Without the pictures, return all of the material exactly as written.

++++

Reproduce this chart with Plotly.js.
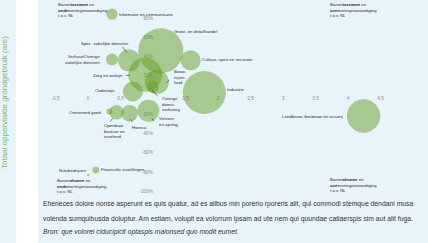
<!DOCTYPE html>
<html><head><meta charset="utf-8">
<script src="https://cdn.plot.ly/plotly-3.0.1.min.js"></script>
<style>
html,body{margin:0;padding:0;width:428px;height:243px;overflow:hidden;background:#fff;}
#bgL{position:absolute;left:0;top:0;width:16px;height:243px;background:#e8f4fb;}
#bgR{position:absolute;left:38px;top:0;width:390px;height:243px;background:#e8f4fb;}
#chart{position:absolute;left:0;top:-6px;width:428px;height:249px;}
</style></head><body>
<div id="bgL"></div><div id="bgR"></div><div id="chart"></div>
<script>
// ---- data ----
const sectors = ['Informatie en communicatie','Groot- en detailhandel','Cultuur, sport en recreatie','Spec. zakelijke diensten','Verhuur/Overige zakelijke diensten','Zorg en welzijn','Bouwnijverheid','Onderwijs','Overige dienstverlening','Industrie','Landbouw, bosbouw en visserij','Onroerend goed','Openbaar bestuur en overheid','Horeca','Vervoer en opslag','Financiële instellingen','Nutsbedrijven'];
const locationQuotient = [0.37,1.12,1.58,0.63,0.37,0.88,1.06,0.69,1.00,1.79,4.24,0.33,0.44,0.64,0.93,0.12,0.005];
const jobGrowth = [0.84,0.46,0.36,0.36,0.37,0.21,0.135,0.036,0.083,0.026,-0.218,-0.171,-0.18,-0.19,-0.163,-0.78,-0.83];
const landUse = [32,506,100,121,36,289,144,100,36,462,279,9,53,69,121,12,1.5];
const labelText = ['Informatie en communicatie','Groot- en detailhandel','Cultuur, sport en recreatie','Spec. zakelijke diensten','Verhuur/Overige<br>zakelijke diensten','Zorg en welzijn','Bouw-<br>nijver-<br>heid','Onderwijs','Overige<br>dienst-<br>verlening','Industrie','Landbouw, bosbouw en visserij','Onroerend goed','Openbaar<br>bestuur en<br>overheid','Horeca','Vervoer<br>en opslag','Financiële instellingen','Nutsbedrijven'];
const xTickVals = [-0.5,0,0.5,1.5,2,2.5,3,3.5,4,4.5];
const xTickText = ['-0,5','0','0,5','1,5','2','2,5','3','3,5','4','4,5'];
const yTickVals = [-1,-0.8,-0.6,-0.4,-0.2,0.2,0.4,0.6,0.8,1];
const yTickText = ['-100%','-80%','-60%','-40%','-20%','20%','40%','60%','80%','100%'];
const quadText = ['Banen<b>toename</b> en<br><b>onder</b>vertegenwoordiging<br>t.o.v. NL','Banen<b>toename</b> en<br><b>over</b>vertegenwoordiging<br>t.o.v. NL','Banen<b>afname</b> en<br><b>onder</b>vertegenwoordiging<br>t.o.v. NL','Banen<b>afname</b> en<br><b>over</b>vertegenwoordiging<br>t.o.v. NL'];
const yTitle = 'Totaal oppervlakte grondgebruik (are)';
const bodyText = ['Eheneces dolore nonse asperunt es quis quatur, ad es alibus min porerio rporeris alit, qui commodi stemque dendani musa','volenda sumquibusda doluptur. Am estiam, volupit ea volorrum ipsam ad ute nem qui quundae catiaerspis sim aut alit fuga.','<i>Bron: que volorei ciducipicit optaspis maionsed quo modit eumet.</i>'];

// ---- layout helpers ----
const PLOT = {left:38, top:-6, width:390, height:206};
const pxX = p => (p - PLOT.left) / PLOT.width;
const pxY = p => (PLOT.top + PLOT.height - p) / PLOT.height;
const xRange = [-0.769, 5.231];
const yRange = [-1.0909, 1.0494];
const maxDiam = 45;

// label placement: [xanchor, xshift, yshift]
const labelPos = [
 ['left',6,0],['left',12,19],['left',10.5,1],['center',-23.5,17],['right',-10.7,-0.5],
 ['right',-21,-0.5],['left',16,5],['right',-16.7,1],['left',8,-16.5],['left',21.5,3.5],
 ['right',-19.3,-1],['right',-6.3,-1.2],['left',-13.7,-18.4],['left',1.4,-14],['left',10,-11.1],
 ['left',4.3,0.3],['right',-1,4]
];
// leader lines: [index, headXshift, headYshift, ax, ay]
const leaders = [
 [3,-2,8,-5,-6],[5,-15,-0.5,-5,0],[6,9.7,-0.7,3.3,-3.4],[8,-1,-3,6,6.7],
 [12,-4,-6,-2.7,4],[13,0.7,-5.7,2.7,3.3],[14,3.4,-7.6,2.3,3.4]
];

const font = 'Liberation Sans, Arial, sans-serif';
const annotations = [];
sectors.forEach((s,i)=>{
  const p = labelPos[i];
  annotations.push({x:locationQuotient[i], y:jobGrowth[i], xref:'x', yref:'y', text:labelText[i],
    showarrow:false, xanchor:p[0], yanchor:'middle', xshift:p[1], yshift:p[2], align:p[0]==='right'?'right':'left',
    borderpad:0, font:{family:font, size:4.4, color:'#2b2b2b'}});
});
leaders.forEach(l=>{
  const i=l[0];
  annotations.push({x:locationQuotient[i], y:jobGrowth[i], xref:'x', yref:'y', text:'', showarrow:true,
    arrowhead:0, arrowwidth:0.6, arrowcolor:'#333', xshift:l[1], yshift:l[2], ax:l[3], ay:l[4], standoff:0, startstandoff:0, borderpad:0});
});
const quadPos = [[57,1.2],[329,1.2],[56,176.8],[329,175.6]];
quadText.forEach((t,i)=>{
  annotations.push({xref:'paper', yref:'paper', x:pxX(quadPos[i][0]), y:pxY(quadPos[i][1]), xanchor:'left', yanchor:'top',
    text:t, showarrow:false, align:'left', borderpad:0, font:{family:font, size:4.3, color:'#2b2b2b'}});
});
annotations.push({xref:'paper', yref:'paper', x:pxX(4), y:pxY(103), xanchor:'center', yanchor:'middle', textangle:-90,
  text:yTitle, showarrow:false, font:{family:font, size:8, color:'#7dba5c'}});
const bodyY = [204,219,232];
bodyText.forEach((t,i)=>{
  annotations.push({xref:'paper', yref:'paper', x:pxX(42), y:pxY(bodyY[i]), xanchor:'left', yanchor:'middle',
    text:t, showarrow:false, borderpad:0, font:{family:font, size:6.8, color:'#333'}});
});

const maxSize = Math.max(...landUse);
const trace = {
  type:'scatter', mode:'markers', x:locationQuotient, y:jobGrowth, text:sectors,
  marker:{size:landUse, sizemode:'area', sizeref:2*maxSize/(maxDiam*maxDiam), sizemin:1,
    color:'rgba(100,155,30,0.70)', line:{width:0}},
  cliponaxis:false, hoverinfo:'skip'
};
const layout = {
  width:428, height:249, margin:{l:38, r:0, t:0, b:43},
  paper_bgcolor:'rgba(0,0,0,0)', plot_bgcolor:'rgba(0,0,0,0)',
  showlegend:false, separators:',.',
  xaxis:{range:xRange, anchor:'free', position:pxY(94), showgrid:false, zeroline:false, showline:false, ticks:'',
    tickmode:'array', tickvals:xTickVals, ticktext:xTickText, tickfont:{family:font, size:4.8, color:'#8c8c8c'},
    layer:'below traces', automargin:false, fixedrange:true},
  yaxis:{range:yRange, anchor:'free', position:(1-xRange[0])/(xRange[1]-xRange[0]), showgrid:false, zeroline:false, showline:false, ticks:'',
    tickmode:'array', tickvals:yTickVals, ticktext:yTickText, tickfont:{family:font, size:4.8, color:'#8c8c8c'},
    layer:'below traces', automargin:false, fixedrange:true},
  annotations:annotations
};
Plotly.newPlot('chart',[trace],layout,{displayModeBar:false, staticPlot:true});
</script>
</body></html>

++++

-- WRITTEN SOLUTION --
Reproduce this chart with Plotly.js.
<!DOCTYPE html>
<html><head><meta charset="utf-8">
<script src="https://cdn.plot.ly/plotly-3.0.1.min.js"></script>
<style>
html,body{margin:0;padding:0;width:428px;height:243px;overflow:hidden;background:#fff;}
#bgL{position:absolute;left:0;top:0;width:16px;height:243px;background:#e8f4fb;}
#bgR{position:absolute;left:38px;top:0;width:390px;height:243px;background:#e8f4fb;}
#chart{position:absolute;left:0;top:-6px;width:428px;height:249px;}
</style></head><body>
<div id="bgL"></div><div id="bgR"></div><div id="chart"></div>
<script>
// ---- data ----
const sectors = ['Informatie en communicatie','Groot- en detailhandel','Cultuur, sport en recreatie','Spec. zakelijke diensten','Verhuur/Overige zakelijke diensten','Zorg en welzijn','Bouwnijverheid','Onderwijs','Overige dienstverlening','Industrie','Landbouw, bosbouw en visserij','Onroerend goed','Openbaar bestuur en overheid','Horeca','Vervoer en opslag','Financiële instellingen','Nutsbedrijven'];
const locationQuotient = [0.37,1.12,1.58,0.63,0.37,0.88,1.06,0.69,1.00,1.79,4.24,0.33,0.44,0.64,0.93,0.12,0.005];
const jobGrowth = [0.84,0.46,0.36,0.36,0.37,0.21,0.135,0.036,0.083,0.026,-0.218,-0.171,-0.18,-0.19,-0.163,-0.78,-0.83];
const landUse = [32,506,100,121,36,289,144,100,36,462,279,9,53,69,121,12,1.5];
const labelText = ['Informatie en communicatie','Groot- en detailhandel','Cultuur, sport en recreatie','Spec. zakelijke diensten','Verhuur/Overige<br>zakelijke diensten','Zorg en welzijn','Bouw-<br>nijver-<br>heid','Onderwijs','Overige<br>dienst-<br>verlening','Industrie','Landbouw, bosbouw en visserij','Onroerend goed','Openbaar<br>bestuur en<br>overheid','Horeca','Vervoer<br>en opslag','Financiële instellingen','Nutsbedrijven'];
const xTickVals = [-0.5,0,0.5,1.5,2,2.5,3,3.5,4,4.5];
const xTickText = ['-0,5','0','0,5','1,5','2','2,5','3','3,5','4','4,5'];
const yTickVals = [-1,-0.8,-0.6,-0.4,-0.2,0.2,0.4,0.6,0.8,1];
const yTickText = ['-100%','-80%','-60%','-40%','-20%','20%','40%','60%','80%','100%'];
const quadText = ['Banen<b>toename</b> en<br><b>onder</b>vertegenwoordiging<br>t.o.v. NL','Banen<b>toename</b> en<br><b>over</b>vertegenwoordiging<br>t.o.v. NL','Banen<b>afname</b> en<br><b>onder</b>vertegenwoordiging<br>t.o.v. NL','Banen<b>afname</b> en<br><b>over</b>vertegenwoordiging<br>t.o.v. NL'];
const yTitle = 'Totaal oppervlakte grondgebruik (are)';
const bodyText = ['Eheneces dolore nonse asperunt es quis quatur, ad es alibus min porerio rporeris alit, qui commodi stemque dendani musa','volenda sumquibusda doluptur. Am estiam, volupit ea volorrum ipsam ad ute nem qui quundae catiaerspis sim aut alit fuga.','<i>Bron: que volorei ciducipicit optaspis maionsed quo modit eumet.</i>'];

// ---- layout helpers ----
const PLOT = {left:38, top:-6, width:390, height:206};
const pxX = p => (p - PLOT.left) / PLOT.width;
const pxY = p => (PLOT.top + PLOT.height - p) / PLOT.height;
const xRange = [-0.769, 5.231];
const yRange = [-1.0909, 1.0494];
const maxDiam = 45;

// label placement: [xanchor, xshift, yshift]
const labelPos = [
 ['left',6,0],['left',12,19],['left',10.5,1],['center',-23.5,17],['right',-10.7,-0.5],
 ['right',-21,-0.5],['left',16,5],['right',-16.7,1],['left',8,-16.5],['left',21.5,3.5],
 ['right',-19.3,-1],['right',-6.3,-1.2],['left',-13.7,-18.4],['left',1.4,-14],['left',10,-11.1],
 ['left',4.3,0.3],['right',-1,4]
];
// leader lines: [index, headXshift, headYshift, ax, ay]
const leaders = [
 [3,-2,8,-5,-6],[5,-15,-0.5,-5,0],[6,9.7,-0.7,3.3,-3.4],[8,-1,-3,6,6.7],
 [12,-4,-6,-2.7,4],[13,0.7,-5.7,2.7,3.3],[14,3.4,-7.6,2.3,3.4]
];

const font = 'Liberation Sans, Arial, sans-serif';
const annotations = [];
sectors.forEach((s,i)=>{
  const p = labelPos[i];
  annotations.push({x:locationQuotient[i], y:jobGrowth[i], xref:'x', yref:'y', text:labelText[i],
    showarrow:false, xanchor:p[0], yanchor:'middle', xshift:p[1], yshift:p[2], align:p[0]==='right'?'right':'left',
    borderpad:0, font:{family:font, size:4.4, color:'#2b2b2b'}});
});
leaders.forEach(l=>{
  const i=l[0];
  annotations.push({x:locationQuotient[i], y:jobGrowth[i], xref:'x', yref:'y', text:'', showarrow:true,
    arrowhead:0, arrowwidth:0.6, arrowcolor:'#333', xshift:l[1], yshift:l[2], ax:l[3], ay:l[4], standoff:0, startstandoff:0, borderpad:0});
});
const quadPos = [[57,1.2],[329,1.2],[56,176.8],[329,175.6]];
quadText.forEach((t,i)=>{
  annotations.push({xref:'paper', yref:'paper', x:pxX(quadPos[i][0]), y:pxY(quadPos[i][1]), xanchor:'left', yanchor:'top',
    text:t, showarrow:false, align:'left', borderpad:0, font:{family:font, size:4.3, color:'#2b2b2b'}});
});
annotations.push({xref:'paper', yref:'paper', x:pxX(4), y:pxY(103), xanchor:'center', yanchor:'middle', textangle:-90,
  text:yTitle, showarrow:false, font:{family:font, size:8, color:'#7dba5c'}});
const bodyY = [204,219,232];
bodyText.forEach((t,i)=>{
  annotations.push({xref:'paper', yref:'paper', x:pxX(42), y:pxY(bodyY[i]), xanchor:'left', yanchor:'middle',
    text:t, showarrow:false, borderpad:0, font:{family:font, size:6.8, color:'#333'}});
});

const maxSize = Math.max(...landUse);
const trace = {
  type:'scatter', mode:'markers', x:locationQuotient, y:jobGrowth, text:sectors,
  marker:{size:landUse, sizemode:'area', sizeref:2*maxSize/(maxDiam*maxDiam), sizemin:1,
    color:'rgba(100,155,30,0.70)', line:{width:0}},
  cliponaxis:false, hoverinfo:'skip'
};
const layout = {
  width:428, height:249, margin:{l:38, r:0, t:0, b:43},
  paper_bgcolor:'rgba(0,0,0,0)', plot_bgcolor:'rgba(0,0,0,0)',
  showlegend:false, separators:',.',
  xaxis:{range:xRange, anchor:'free', position:pxY(94), showgrid:false, zeroline:false, showline:false, ticks:'',
    tickmode:'array', tickvals:xTickVals, ticktext:xTickText, tickfont:{family:font, size:4.8, color:'#8c8c8c'},
    layer:'below traces', automargin:false, fixedrange:true},
  yaxis:{range:yRange, anchor:'free', position:(1-xRange[0])/(xRange[1]-xRange[0]), showgrid:false, zeroline:false, showline:false, ticks:'',
    tickmode:'array', tickvals:yTickVals, ticktext:yTickText, tickfont:{family:font, size:4.8, color:'#8c8c8c'},
    layer:'below traces', automargin:false, fixedrange:true},
  annotations:annotations
};
Plotly.newPlot('chart',[trace],layout,{displayModeBar:false, staticPlot:true});
</script>
</body></html>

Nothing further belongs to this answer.